◆ PROBLEM TO SOLVE
Quote from the first line below through the line that contains "const yStep = 100;", both included, and leave the pictures out.

◆ DATA SHOWN

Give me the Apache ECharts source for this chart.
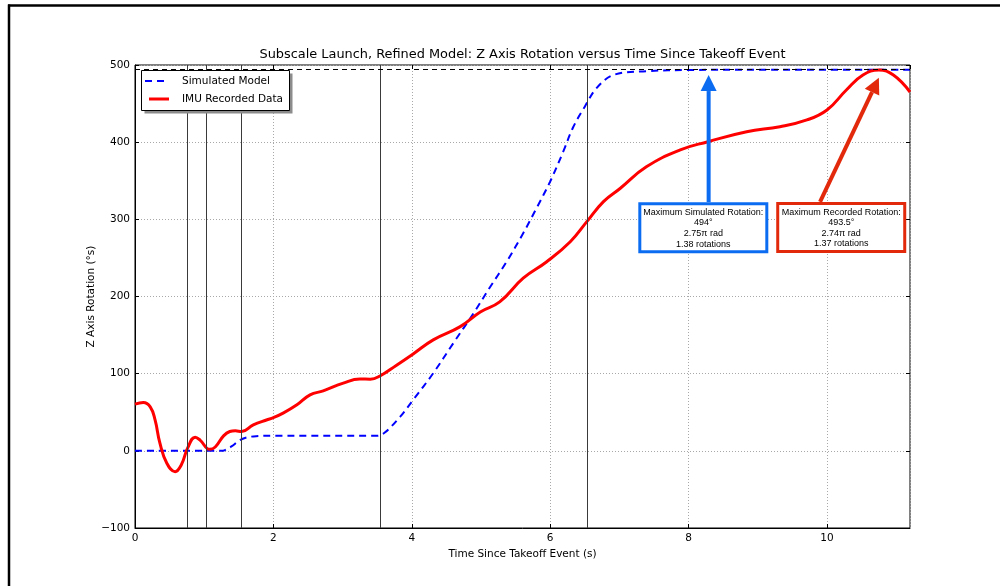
<!DOCTYPE html>
<html>
<head>
<meta charset="utf-8">
<title>Subscale Launch, Refined Model: Z Axis Rotation versus Time Since Takeoff Event</title>
<script src="https://cdn.jsdelivr.net/npm/echarts@6/dist/echarts.min.js"></script>
<style>
  html, body { margin: 0; padding: 0; background: #fff; }
  #chart { width: 1000px; height: 586px; }
</style>
</head>
<body>
<div id="chart"></div>
<script>
// Simulated model: rotation (deg) vs time since takeoff (s)
const simTime = [0, 1.25, 1.3, 1.4, 1.5, 1.6, 1.75, 2.0, 3.5, 3.61, 3.83, 4.02, 4.31, 4.60, 4.89, 5.13, 5.37, 5.61, 5.80, 6.00, 6.19, 6.33, 6.50, 6.67, 6.91, 7.39, 8.02, 9.0, 10.0, 11.2];
const simRot  = [0, 0, 1, 6, 13, 17, 19, 19.5, 19.5, 23.7, 44, 66, 100.6, 139.5, 178, 212, 245, 282, 314, 349, 388, 419, 446, 470, 487, 492, 493.5, 494, 494, 494];

// IMU recorded data: rotation (deg) vs time since takeoff (s)
const imuTime = [0, 0.12, 0.22, 0.29, 0.36, 0.46, 0.58, 0.67, 0.76, 0.87, 0.94, 1.08, 1.16, 1.28, 1.37, 1.45, 1.54, 1.71, 1.90, 2.0, 2.14, 2.34, 2.53, 2.72, 3.01, 3.25, 3.40, 3.54, 3.78, 4.02, 4.31, 4.70, 4.99, 5.27, 5.61, 5.95, 6.29, 6.53, 6.77, 7.01, 7.39, 7.88, 8.28, 8.84, 9.32, 9.71, 10.0, 10.28, 10.52, 10.75, 10.96, 11.2];
const imuRot  = [60.5, 62.6, 57, 40, 10, -16, -27, -18, 3.5, 17.7, 14, 2, 5, 19.4, 25, 26, 25, 33.7, 40, 43, 48.8, 59.6, 72.5, 77.7, 87.7, 93, 92.9, 97, 111, 125.6, 143.8, 161, 180, 193, 223.7, 245, 271, 297, 323, 340, 368, 390, 400.6, 413.6, 420, 428.8, 441.7, 467.6, 487, 493.5, 487, 465];

// Flight event markers (s) and the simulated maximum (deg)
const eventTimes = [0.76, 1.03, 1.54, 3.54, 6.535];
const maxSimulated = 494;

// Axis ranges and tick steps
const xRange = [0, 11.2];
const yRange = [-100, 500];
const xStep = 2;
const yStep = 100;

const seriesNames = ['Simulated Model', 'IMU Recorded Data'];

// Callout boxes: centre, arrow tip and arrow tail x, all in data units
const callouts = [
  { lines: ['Maximum Simulated Rotation:', '494°', '2.75π rad', '1.38 rotations'],
    at: [8.213, 289.2], tip: [8.29, 487], tailX: 8.29, color: '#0b6cf2' },
  { lines: ['Maximum Recorded Rotation:', '493.5°', '2.74π rad', '1.37 rotations'],
    at: [10.206, 289.5], tip: [10.75, 483.5], tailX: 9.90, color: '#e2290c' }
];

const FONT = '"DejaVu Sans", sans-serif';
const zip = (xs, ys) => xs.map((x, i) => [x, ys[i]]);
const minusSign = v => String(v).replace('-', '\u2212');

const chart = echarts.init(document.getElementById('chart'), null, { renderer: 'canvas' });

const axisTickStyle = { show: true, inside: true, length: 4, lineStyle: { color: '#000', width: 1 } };
const gridLine = { show: true, lineStyle: { color: '#a8a8a8', width: 1, type: [1, 2] } };

chart.setOption({
  animation: false,
  backgroundColor: '#fff',
  title: {
    text: 'Subscale Launch, Refined Model: Z Axis Rotation versus Time Since Takeoff Event',
    left: 522.5, top: 48, textAlign: 'center', padding: 0,
    textStyle: { fontFamily: FONT, fontSize: 12.9, fontWeight: 'normal', color: '#000' }
  },
  grid: {
    left: 135, right: 90, top: 65, bottom: 58,
    show: true, borderColor: '#000', borderWidth: 1, backgroundColor: 'transparent'
  },
  xAxis: [{
    type: 'value', min: xRange[0], max: xRange[1], interval: xStep,
    name: 'Time Since Takeoff Event (s)', nameLocation: 'middle', nameGap: 21, nameMoveOverlap: false,
    nameTextStyle: { fontFamily: FONT, fontSize: 10.5, color: '#000' },
    axisLine: { show: true, onZero: false, lineStyle: { color: '#000', width: 1 } },
    axisTick: axisTickStyle,
    axisLabel: { margin: 5, color: '#000', fontFamily: FONT, fontSize: 10.5, showMaxLabel: false, formatter: minusSign },
    splitLine: gridLine
  }, {
    type: 'value', position: 'top', min: xRange[0], max: xRange[1], interval: xStep,
    axisLine: { show: false, onZero: false }, axisTick: axisTickStyle,
    axisLabel: { show: false }, splitLine: { show: false }
  }],
  yAxis: [{
    type: 'value', min: yRange[0], max: yRange[1], interval: yStep,
    name: 'Z Axis Rotation (°s)', nameLocation: 'middle', nameGap: 38, nameMoveOverlap: false,
    nameTextStyle: { fontFamily: FONT, fontSize: 10.5, color: '#000' },
    axisLine: { show: true, onZero: false, lineStyle: { color: '#000', width: 1 } },
    axisTick: axisTickStyle,
    axisLabel: { margin: 5, color: '#000', fontFamily: FONT, fontSize: 10.5, formatter: minusSign },
    splitLine: gridLine
  }, {
    type: 'value', position: 'right', min: yRange[0], max: yRange[1], interval: yStep,
    axisLine: { show: false, onZero: false }, axisTick: axisTickStyle,
    axisLabel: { show: false }, splitLine: { show: false }
  }],
  series: [{
    name: 'events', type: 'line', data: [], silent: true, z: 1,
    markLine: {
      silent: true, symbol: ['none', 'none'], label: { show: false },
      data: [
        ...eventTimes.map(t => ({ xAxis: t, lineStyle: { color: '#3a3a3a', width: 1, type: 'solid' } })),
        { yAxis: maxSimulated, lineStyle: { color: '#000', width: 1, type: [5, 4] } }
      ]
    }
  }, {
    name: seriesNames[0], type: 'line', data: zip(simTime, simRot),
    showSymbol: false, smooth: 0.35, z: 3,
    lineStyle: { color: '#0000ff', width: 2, type: [7, 5] }
  }, {
    name: seriesNames[1], type: 'line', data: zip(imuTime, imuRot),
    showSymbol: false, smooth: 0.45, z: 4,
    lineStyle: { color: '#ff0000', width: 3 }
  }]
});

// Legend, callouts and page frame drawn as graphic elements
function overlays() {
  const els = [];
  // page frame (top and left edges)
  els.push({ type: 'line', shape: { x1: 8, y1: 5.5, x2: 1000, y2: 5.5 }, style: { stroke: '#000', lineWidth: 2.5 }, z: 100 });
  els.push({ type: 'line', shape: { x1: 9, y1: 4.5, x2: 9, y2: 586 }, style: { stroke: '#000', lineWidth: 2.5 }, z: 100 });

  // legend box with drop shadow
  els.push({ type: 'rect', shape: { x: 144.5, y: 73.5, width: 148, height: 40 }, style: { fill: '#8c8c8c' }, z: 50 });
  els.push({ type: 'rect', shape: { x: 141.5, y: 70.5, width: 148, height: 40 }, style: { fill: '#fff', stroke: '#000', lineWidth: 1 }, z: 51 });
  els.push({ type: 'line', shape: { x1: 145, y1: 81, x2: 168, y2: 81 }, style: { stroke: '#0000ff', lineWidth: 2, lineDash: [7, 5] }, z: 52 });
  els.push({ type: 'line', shape: { x1: 149, y1: 99, x2: 169, y2: 99 }, style: { stroke: '#ff0000', lineWidth: 3 }, z: 52 });
  seriesNames.forEach((n, i) => {
    els.push({ type: 'text', x: 182, y: 81 + i * 18, z: 52,
      style: { text: n, fill: '#000', fontFamily: FONT, fontSize: 10.5, align: 'left', verticalAlign: 'middle' } });
  });

  // callouts with arrows
  callouts.forEach(c => {
    const ctr = chart.convertToPixel({ gridIndex: 0 }, c.at);
    const tip = chart.convertToPixel({ gridIndex: 0 }, c.tip);
    const tailPx = chart.convertToPixel({ gridIndex: 0 }, [c.tailX, 0])[0];
    const w = 127, h = 48;
    const top = ctr[1] - h / 2 - 1.5;
    const dx = tip[0] - tailPx, dy = tip[1] - top, len = Math.hypot(dx, dy);
    const ux = dx / len, uy = dy / len, headLen = 16, half = 8;
    const base = [tip[0] - ux * headLen, tip[1] - uy * headLen];
    els.push({ type: 'line', z: 60, shape: { x1: tailPx, y1: top, x2: base[0], y2: base[1] }, style: { stroke: c.color, lineWidth: 4 } });
    els.push({ type: 'polygon', z: 60, shape: { points: [tip, [base[0] - uy * half, base[1] + ux * half], [base[0] + uy * half, base[1] - ux * half]] }, style: { fill: c.color } });
    els.push({ type: 'rect', z: 61, shape: { x: ctr[0] - w / 2, y: ctr[1] - h / 2, width: w, height: h }, style: { fill: '#fff', stroke: c.color, lineWidth: 3 } });
    els.push({ type: 'text', z: 62, x: ctr[0], y: ctr[1] + 0.5,
      style: { text: c.lines.join('\n'), fill: '#000', fontFamily: '"Liberation Sans", Arial, sans-serif', fontSize: 9, lineHeight: 10.6, align: 'center', verticalAlign: 'middle' } });
  });
  return els;
}

chart.setOption({ graphic: { elements: overlays() } });
</script>
</body>
</html>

◆ THE REPLY
Give me the Apache ECharts source for this chart.
<!DOCTYPE html>
<html>
<head>
<meta charset="utf-8">
<title>Subscale Launch, Refined Model: Z Axis Rotation versus Time Since Takeoff Event</title>
<script src="https://cdn.jsdelivr.net/npm/echarts@6/dist/echarts.min.js"></script>
<style>
  html, body { margin: 0; padding: 0; background: #fff; }
  #chart { width: 1000px; height: 586px; }
</style>
</head>
<body>
<div id="chart"></div>
<script>
// Simulated model: rotation (deg) vs time since takeoff (s)
const simTime = [0, 1.25, 1.3, 1.4, 1.5, 1.6, 1.75, 2.0, 3.5, 3.61, 3.83, 4.02, 4.31, 4.60, 4.89, 5.13, 5.37, 5.61, 5.80, 6.00, 6.19, 6.33, 6.50, 6.67, 6.91, 7.39, 8.02, 9.0, 10.0, 11.2];
const simRot  = [0, 0, 1, 6, 13, 17, 19, 19.5, 19.5, 23.7, 44, 66, 100.6, 139.5, 178, 212, 245, 282, 314, 349, 388, 419, 446, 470, 487, 492, 493.5, 494, 494, 494];

// IMU recorded data: rotation (deg) vs time since takeoff (s)
const imuTime = [0, 0.12, 0.22, 0.29, 0.36, 0.46, 0.58, 0.67, 0.76, 0.87, 0.94, 1.08, 1.16, 1.28, 1.37, 1.45, 1.54, 1.71, 1.90, 2.0, 2.14, 2.34, 2.53, 2.72, 3.01, 3.25, 3.40, 3.54, 3.78, 4.02, 4.31, 4.70, 4.99, 5.27, 5.61, 5.95, 6.29, 6.53, 6.77, 7.01, 7.39, 7.88, 8.28, 8.84, 9.32, 9.71, 10.0, 10.28, 10.52, 10.75, 10.96, 11.2];
const imuRot  = [60.5, 62.6, 57, 40, 10, -16, -27, -18, 3.5, 17.7, 14, 2, 5, 19.4, 25, 26, 25, 33.7, 40, 43, 48.8, 59.6, 72.5, 77.7, 87.7, 93, 92.9, 97, 111, 125.6, 143.8, 161, 180, 193, 223.7, 245, 271, 297, 323, 340, 368, 390, 400.6, 413.6, 420, 428.8, 441.7, 467.6, 487, 493.5, 487, 465];

// Flight event markers (s) and the simulated maximum (deg)
const eventTimes = [0.76, 1.03, 1.54, 3.54, 6.535];
const maxSimulated = 494;

// Axis ranges and tick steps
const xRange = [0, 11.2];
const yRange = [-100, 500];
const xStep = 2;
const yStep = 100;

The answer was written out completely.